In an Oct. 10, 2000, e-mail exchange, division staffers discussed the Kaiser issue. Michael Lamb, an actuary at the Insurance Division who has since retired, implied that the law could be seen as covering Kaiser but that insurance regulators did not "wrestle" HMOs into reporting malpractice claims.
"We didn't take that to the max," Lamb acknowledged.
Haley said a back-and-forth dialogue continued until Kaiser agreed to submit reports. The HMO reinstituted reporting voluntarily in late 2003, it said in a statement to The Oregonian. Kaiser also said it had quit reporting in 1991 because the law changed "to exclude reporting by self-insured entities."
But Ario, the Insurance Division administrator, said Kaiser's interpretation of the 1991 change is wrong. Kaiser is not "a self-insurance association" -- the term that was stricken from the law -- and is not entitled to an exemption on those grounds, he said.
"The repeal of the term self-insurance association in 1991 does not and did not affect Kaiser in any way," Ario said. As for the medical board's position that Kaiser must submit malpractice claims, Ario said: "We don't have a problem with the BME's position requiring the reporting."
In its statement to The Oregonian, Kaiser also contended that despite being a health care service contractor, it is not required to report because the HMO does not "issue or underwrite professional liability insurance."
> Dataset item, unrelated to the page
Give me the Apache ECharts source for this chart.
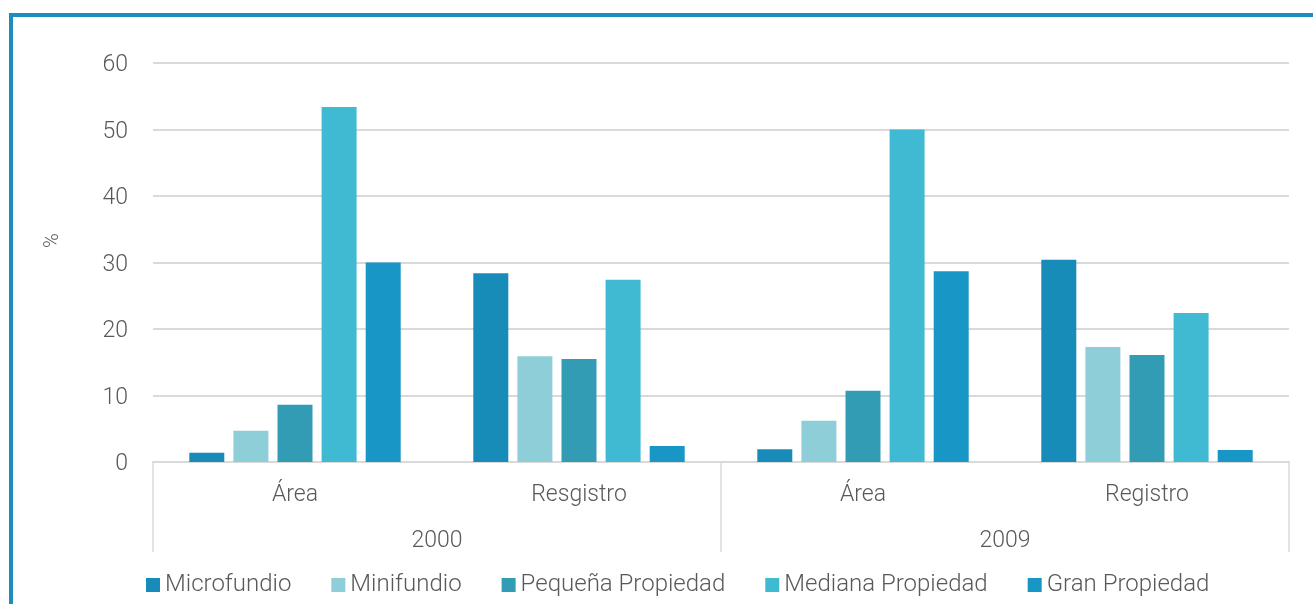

Kaiser assumes liability for negligence claims against its doctors, and spent $17 million on public and professional liability claims in 2004. But the nonprofit believes it is different from commercial insurers because it doesn't charge its doctors a premium and doesn't issue policies, Kaiser spokesman Jim Gersbach said.
Enforcement at issue
Although his agency has the power to issue fines, Ario said the medical board never asked him to do so. Haley said she didn't know fines were a possible enforcement tool until The Oregonian asked her about them. She said she now wants to ask the Legislature to put enforcement authority directly in the medical board's hands.
"The board's mission is protecting the public, and the board has to have good information coming to it to do its job," Haley said.
After learning from a reporter that Legacy Health System was not submitting claims, Haley said she would send a letter to the group asking for voluntary reporting. Legacy spokeswoman Lisa Wood said the group had not yet received the letter but will "carefully review it."
Haley said she also will consult with the 11-member board, made up of physicians and two public members, about whether to ask Kaiser and OHSU to fill in the missing claim data that span more than a decade.
Though some of those cases may be many years old, they could prompt reviews by the medical board, which automatically opens a case file when a malpractice payment tops $100,000, when a physician is the subject of several claims, or when even a single claim appears to be an instance of gross medical negligence, Haley said.